As a consequence, the society has to battle with a generation of highly depressed teens and youths, whose generation has been set up for a lifetime of feeling like failures in comparison to their social media peers and stars. By all means this is not to put down every celebrity out there as bad role models as there are so many positive things we can learn from some of the celebrities (perhaps only a few) and their relationships much as we watch the mistakes they make to take out the lessons, validating all of us just a little bit. But for all that is good in this regard, it is also the case that the social media could lead us to stray from the truth, allowing others to believe that things are way better than they really are. That’s not to say that someone can’t post a photo online and be genuinely happy, what is important is not to take the measure of life from such posting, realizing that life is much more complex and complicated than happiness on the social media.

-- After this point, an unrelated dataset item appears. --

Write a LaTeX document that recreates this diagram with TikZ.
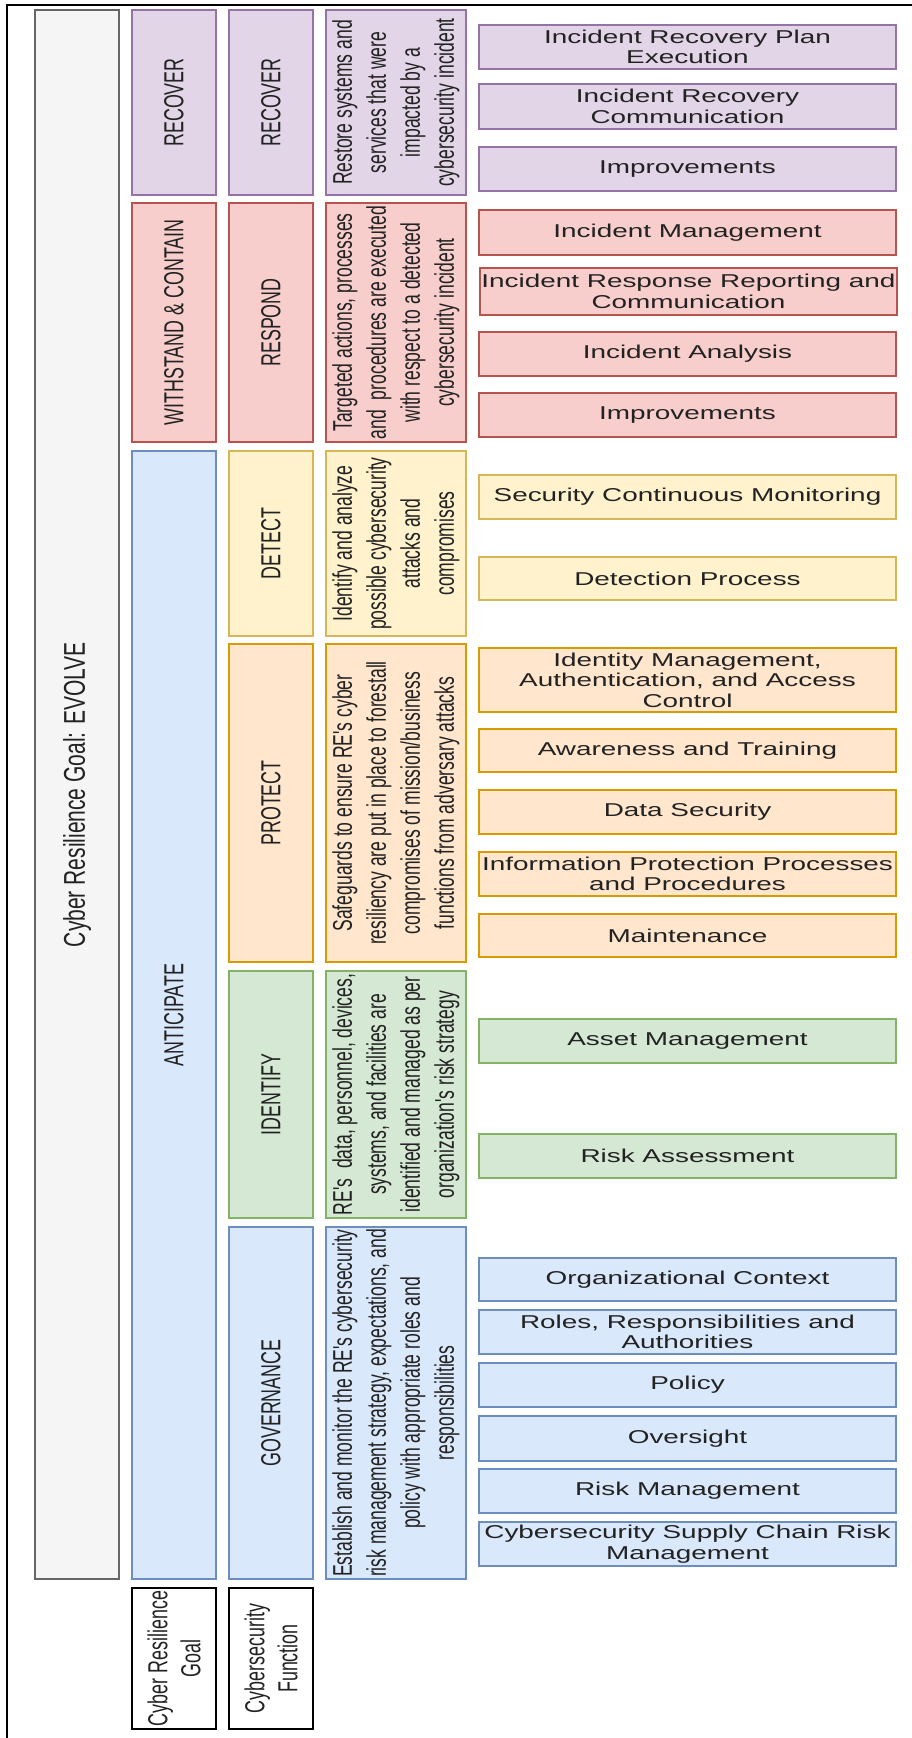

Still the point has to be made that celebrities have so many young people emulating them and by implication, they have a responsibility to be more careful about how they portray themselves, such that they would use their influence to serve as good role models to their fans and followers who put them on such a pedestal. To this end, it’s about time they acknowledged the amount of influence they have on the impressionable minds of teens and came  into the realization that they are part of the trend setters of the society, with this imposing the responsibility to be much more controlled in their behavior and much more realistic in their depiction of lifestyles on the media and social media. In the same vein, the rest of the society, particularly the youth, should also be conscious of the perils of following uncritically the lavish lifestyles portrayed on social media knowing that not everything that glitters would be gold or be valuable in the last analysis. Indeed, we all have to be wary of the new trend of false life that is dished out in the form of celebrity packaging.

Yakubu is of the Department of Mass Communication, Kogi State University, Anyigba, Nigeria.